Question

As shown in Table \(18.2,1,000\)dollars invested at 10 percent compound interest will grow into \(1,331\)dollars after three years. What is the present value of \(2,662\)dollars in three years if it is discounted back to the present at a 10 percent compound interest rate? (Hint: \(2,662\)dollars is twice as much as \(1,331.\)dollars)

Short answer

The present value of 2,662 dollars in three years at a 10% interest rate is 2,000 dollars.

Step-by-step solution

Understand Compound Interest

The problem uses compound interest, which means that interest is calculated not only on the initial principal but also on the accumulated interest from previous periods. The formula for compound interest is given by \( FV = PV \times (1 + r)^n \), where \( FV \) is the future value, \( PV \) is the present value, \( r \) is the interest rate, and \( n \) is the number of periods.

Recognize Given Values

In the problem, we are given the future value (\( FV = 2,662 \) dollars), the interest rate (\( r = 10\% \) or 0.10), and the time duration (\( n = 3 \) years). Our task is to find the present value (\( PV \)).

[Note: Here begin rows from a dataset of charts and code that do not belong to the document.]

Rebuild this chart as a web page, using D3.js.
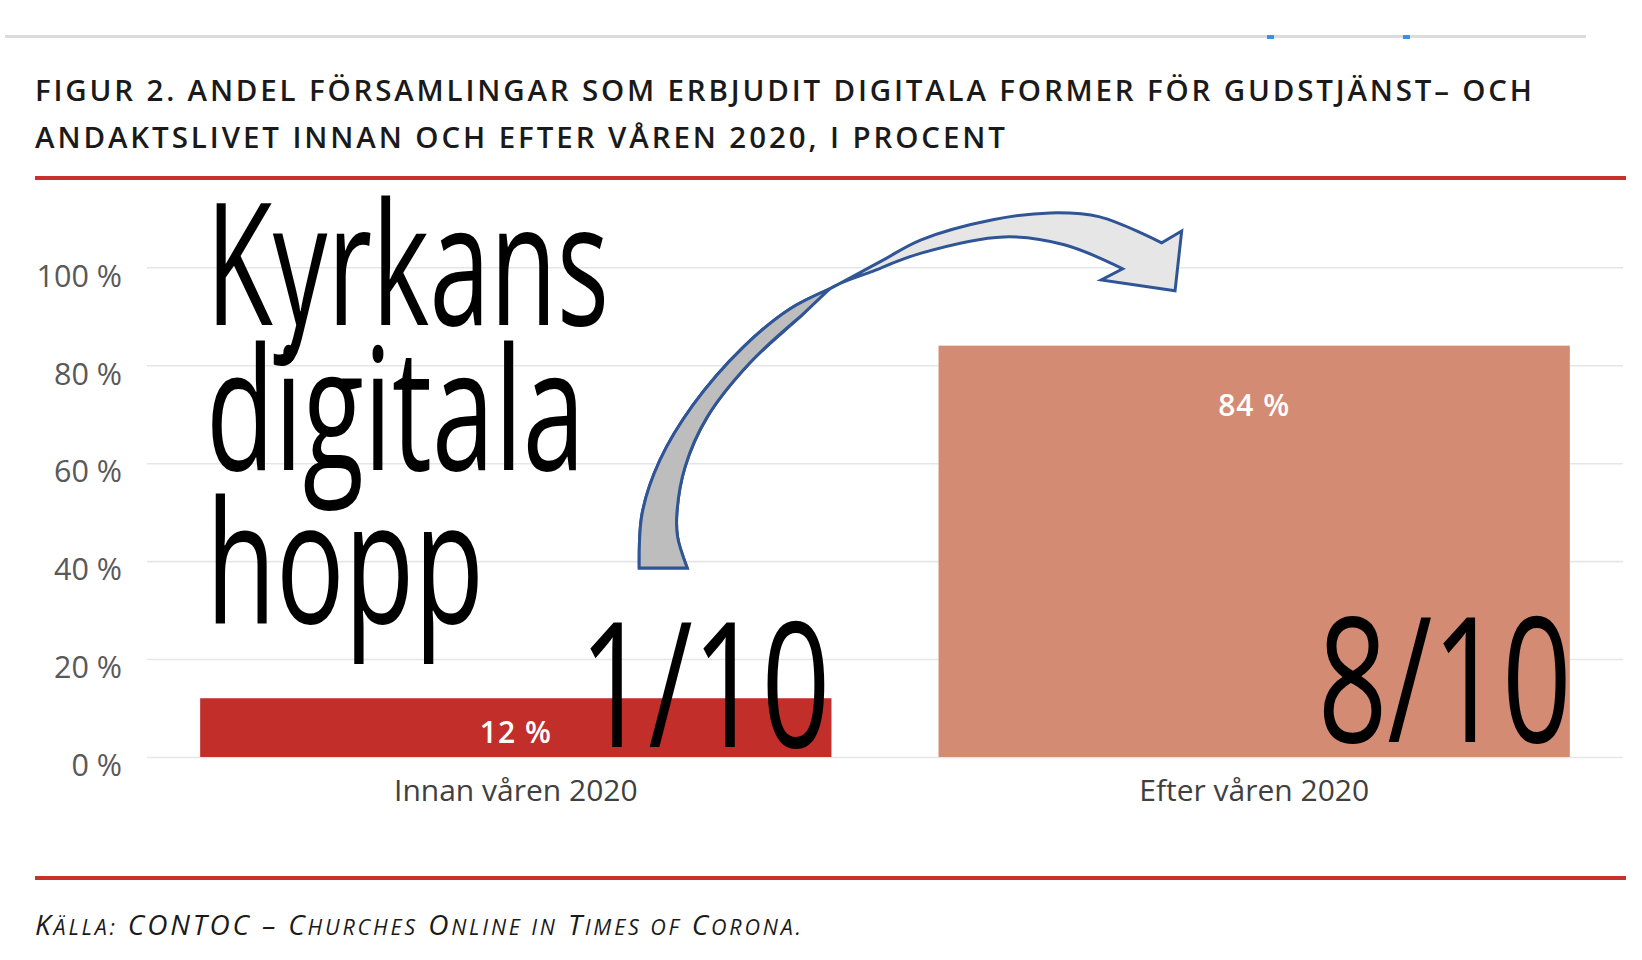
<!DOCTYPE html>
<html>
<head>
<meta charset="utf-8">
<script src="https://cdn.jsdelivr.net/npm/d3@7"></script>
<style>
  body { margin: 0; background: #fff; }
  svg { display: block; }
</style>
</head>
<body>
<svg id="chart" width="1642" height="960"></svg>
<script>
// chart data
let categories = ["Innan våren 2020", "Efter våren 2020"]
let values = [12, 84]
let yTicks = [0, 20, 40, 60, 80, 100]
let barColors = ["#c22e29", "#d48b73"]
let titleLines = [
    "FIGUR 2. ANDEL FÖRSAMLINGAR SOM ERBJUDIT DIGITALA FORMER FÖR GUDSTJÄNST– OCH",
    "ANDAKTSLIVET INNAN OCH EFTER VÅREN 2020, I PROCENT"
]
let headline = ["Kyrkans", "digitala", "hopp"]
let fractions = ["1/10", "8/10"]
// source line, split in full caps / small caps pieces
let sourceParts = [
    ["K", 1], ["ÄLLA:", 0], [" CONTOC – C", 1], ["HURCHES", 0], [" O", 1], ["NLINE IN", 0],
    [" T", 1], ["IMES OF", 0], [" C", 1], ["ORONA.", 0]
]

// arrow annotation, points as [band units, percent]
let arrowUpper = [
    [0.667, 38.6], [0.671, 49.8], [0.695, 60.6], [0.740, 71.9], [0.808, 83.7], [0.871, 91.5],
    [0.925, 95.6], [0.993, 101.1], [1.049, 105.6], [1.146, 109.7], [1.224, 111.1], [1.291, 110.3],
    [1.375, 105.0]
]
let arrowHead = [[1.402, 107.4], [1.393, 95.2], [1.293, 97.4], [1.322, 99.7]]
let arrowInner = [
    [1.322, 99.7], [1.243, 104.6], [1.161, 106.2], [1.049, 102.9], [0.980, 99.0], [0.925, 95.6],
    [0.885, 89.9], [0.817, 80.5], [0.759, 69.4], [0.729, 59.2], [0.718, 49.8], [0.719, 44.9],
    [0.732, 38.6]
]
// index where the band twists (front side above, back side below)
let twist = 6

let svg = d3.select("#chart")
let font = "'Open Sans', 'Noto Sans', sans-serif"

let plotLeft = 147, plotRight = 1623
let y = d3.scaleLinear().domain([0, 100]).range([757, 267.3])
let x = d3.scaleBand().domain(categories).range([plotLeft, plotRight])
    .paddingInner(0.145).paddingOuter(0.072)
let u = d3.scaleLinear().domain([0, 2]).range([plotLeft, plotRight])

// top grey rule with the two little blue marks
svg.append("rect").attr("x", 5).attr("y", 35).attr("width", 1581).attr("height", 3).attr("fill", "#dcdcdc")
svg.selectAll(".blip").data([1270, 1406]).enter().append("rect")
    .attr("x", d => d - 3).attr("y", 35).attr("width", 7).attr("height", 4).attr("fill", "#3d8ee6")

// title
svg.selectAll(".title").data(titleLines).enter().append("text")
    .attr("x", 35).attr("y", (d, i) => 101 + i * 47)
    .attr("font-family", font).attr("font-weight", 600).attr("font-size", 29.5)
    .attr("fill", "#1a1a1a")
    .attr("textLength", (d, i) => i == 0 ? 1497 : 970)
    .attr("lengthAdjust", "spacing")
    .text(d => d)

// red rules
svg.selectAll(".rule").data([178, 878]).enter().append("rect")
    .attr("x", 35).attr("y", d => d - 2).attr("width", 1591).attr("height", 4).attr("fill", "#c7302b")

// y axis with grid
let yAxis = svg.append("g").attr("transform", `translate(${plotLeft},0)`)
    .call(d3.axisLeft(y).tickValues(yTicks).tickSize(-(plotRight - plotLeft)).tickPadding(25)
        .tickFormat(d => d + " %"))
yAxis.select(".domain").remove()
yAxis.selectAll("line").attr("stroke", "#e6e6e6").attr("stroke-width", 1.6)
yAxis.selectAll("text").attr("font-family", font).attr("font-size", 30.5).attr("fill", "#595959").attr("y", 9)

// bars
svg.selectAll(".bar").data(values).enter().append("rect")
    .attr("x", (d, i) => x(categories[i]))
    .attr("y", d => y(d))
    .attr("width", x.bandwidth())
    .attr("height", d => y(0) - y(d))
    .attr("fill", (d, i) => barColors[i])

// value labels
svg.selectAll(".val").data(values).enter().append("text")
    .attr("x", (d, i) => x(categories[i]) + x.bandwidth() / 2)
    .attr("y", d => Math.min(y(d) + 70, (y(d) + y(0)) / 2 + 15))
    .attr("text-anchor", "middle")
    .attr("font-family", font).attr("font-weight", 600).attr("font-size", 30)
    .attr("letter-spacing", 1).attr("fill", "#fff")
    .text(d => d + " %")

// category labels
svg.selectAll(".cat").data(categories).enter().append("text")
    .attr("x", d => x(d) + x.bandwidth() / 2)
    .attr("y", 801)
    .attr("text-anchor", "middle")
    .attr("font-family", font).attr("font-size", 30).attr("fill", "#404040")
    .text(d => d)

// curved arrow
let edge = d3.line().x(d => u(d[0])).y(d => y(d[1])).curve(d3.curveCatmullRom)
let straight = d3.line().x(d => u(d[0])).y(d => y(d[1]))
let join = s => "L" + s.slice(1)
let fullArrow = edge(arrowUpper) + join(straight(arrowHead)) + join(edge(arrowInner)) + "Z"
let backSide = edge(arrowUpper.slice(0, twist + 1)) + join(edge(arrowInner.slice(arrowInner.length - 1 - twist))) + "Z"
svg.append("path").attr("d", fullArrow)
    .attr("fill", "#e6e6e6").attr("stroke", "#2f5597").attr("stroke-width", 3).attr("stroke-linejoin", "miter")
svg.append("path").attr("d", backSide)
    .attr("fill", "#bdbdbd").attr("stroke", "#2f5597").attr("stroke-width", 3)

// headline overlay
svg.selectAll(".head").data(headline).enter().append("text")
    .attr("x", 206).attr("y", (d, i) => [325, 470, 623][i])
    .attr("font-family", font).attr("font-weight", 500).attr("font-size", 171).attr("fill", "#000")
    .attr("textLength", (d, i) => [403, 379, 278][i])
    .attr("lengthAdjust", "spacingAndGlyphs")
    .text(d => d)

// fractions in the bars
svg.selectAll(".frac").data(fractions).enter().append("text")
    .attr("x", (d, i) => x(categories[i]) + x.bandwidth() - 252)
    .attr("y", (d, i) => y(0) - (i == 0 ? 10 : 15))
    .attr("font-family", font).attr("font-size", 174).attr("fill", "#000")
    .attr("textLength", (d, i) => i == 0 ? 251 : 254)
    .attr("lengthAdjust", "spacingAndGlyphs")
    .text(d => d)

// source
let src = svg.append("text").attr("x", 35).attr("y", 935)
    .attr("font-family", font).attr("font-style", "italic").attr("fill", "#1a1a1a")
    .attr("textLength", 766).attr("lengthAdjust", "spacing")
src.selectAll("tspan").data(sourceParts).enter().append("tspan")
    .attr("font-size", d => d[1] ? 28 : 21.5)
    .text(d => d[0])
</script>
</body>
</html>
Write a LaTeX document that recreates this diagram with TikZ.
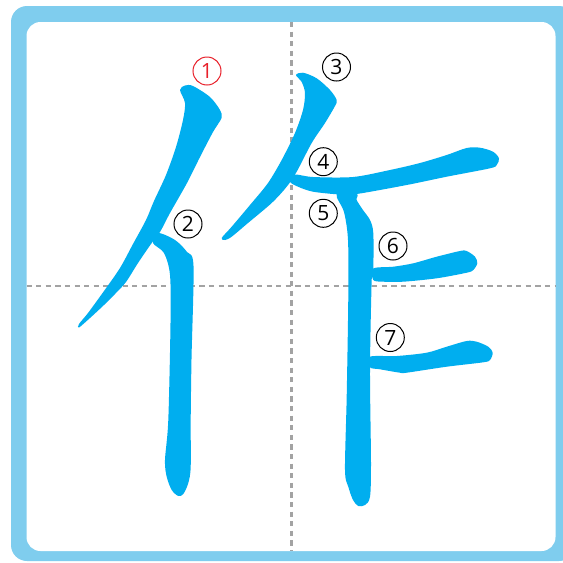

Use the Present Value Formula

To find the present value, we need to rearrange the compound interest formula to solve for \( PV \). This can be done by using the equation \( PV = \frac{FV}{(1 + r)^n} \).

Calculate the Denominator

First, calculate \((1 + r)^n = (1 + 0.10)^3 = 1.1^3\). Calculate 1.1 times itself three times: \(1.1 \times 1.1 \times 1.1 = 1.331\).

Insert Values into the Formula

Now that we've calculated the denominator, substitute the known values into the formula: \( PV = \frac{2,662}{1.331} \).

Compute the Present Value

Complete the division: \( PV = \frac{2,662}{1.331} \approx 2,000 \). Thus, the present value of \( 2,662 \) dollars in three years at a 10% discount rate is 2,000 dollars.

Key concepts

Compound Interest

Compound interest is a critical concept in finance and investing. It refers to the process where interest is calculated not only on the initial principal amount but also on the accumulated interest from prior periods. This means your money can grow exponentially over time, as each period builds on the last.

To calculate compound interest, you use the formula:

• \[ FV = PV \times (1 + r)^n \]
• Where \( FV \) is the future value, \( PV \) is the present value, \( r \) is the interest rate per period, and \( n \) is the number of periods.

This formula shows how your investment grows over each compounding period. The process captures the power of compounding, leading to accelerated growth of savings or investments, which is why it’s so admired in the realm of finance.

In practical terms, the longer the time span and the higher the interest rate, the more exponential the growth due to compounding.

Future Value

The future value is the amount an investment is expected to grow to, at a specified interest rate, over a particular period. This is essentially what all investors aim for - understanding future value helps in planning financial goals.

With the help of the formula for compound interest, future value can be calculated easily by rearranging that formula to focus on the future aspect, like so:

• Use \( FV = PV \times (1 + r)^n \) to find out how much a present investment will grow after a certain number of years at a given interest rate.
• This equation helps you foresee how much money you will have in the future if it is invested wisely.

This is the essence of understanding how investments could grow over time, allowing you to make informed decisions about where to place your money.

Interest Rate

The interest rate is the percentage at which interest is charged or earned over a specified period of time. This rate is crucial as it directly influences how much you will earn on your investments or pay on loans.

There are different types of interest rates, such as fixed or variable, and each has its implications.

• A fixed interest rate remains the same throughout the period, providing predictability.
• A variable or floating interest rate can change, which affects the amount of interest to be paid or earned over time.

In our case, the problem uses a fixed interest rate of 10% per annum, which affects the calculation of both the future and present value. Understanding how different interest rates work can help in making better financial decisions regarding borrowing and investing.

Time Value of Money

The time value of money is a foundational financial principle that suggests money today is worth more than the same amount in the future. This concept takes into account the potential earning capacity of money.

Essentially, it underlines the idea that \(1\) dollar now has greater value compared to \(1\) dollar later because the current dollar can earn interest over time.

• This is reflected in calculations involving present and future values.
• By understanding the time value of money, individuals and businesses can determine the true value of investments and the cost of future cash flows.

When using formulas to find present value, like in our example, reducing a future amount to its equivalent worth today, considering the interest rate, embodies this concept perfectly. Employing the formula \( PV = \frac{FV}{(1 + r)^n} \) helps portray how the time value of money works in real-world finance.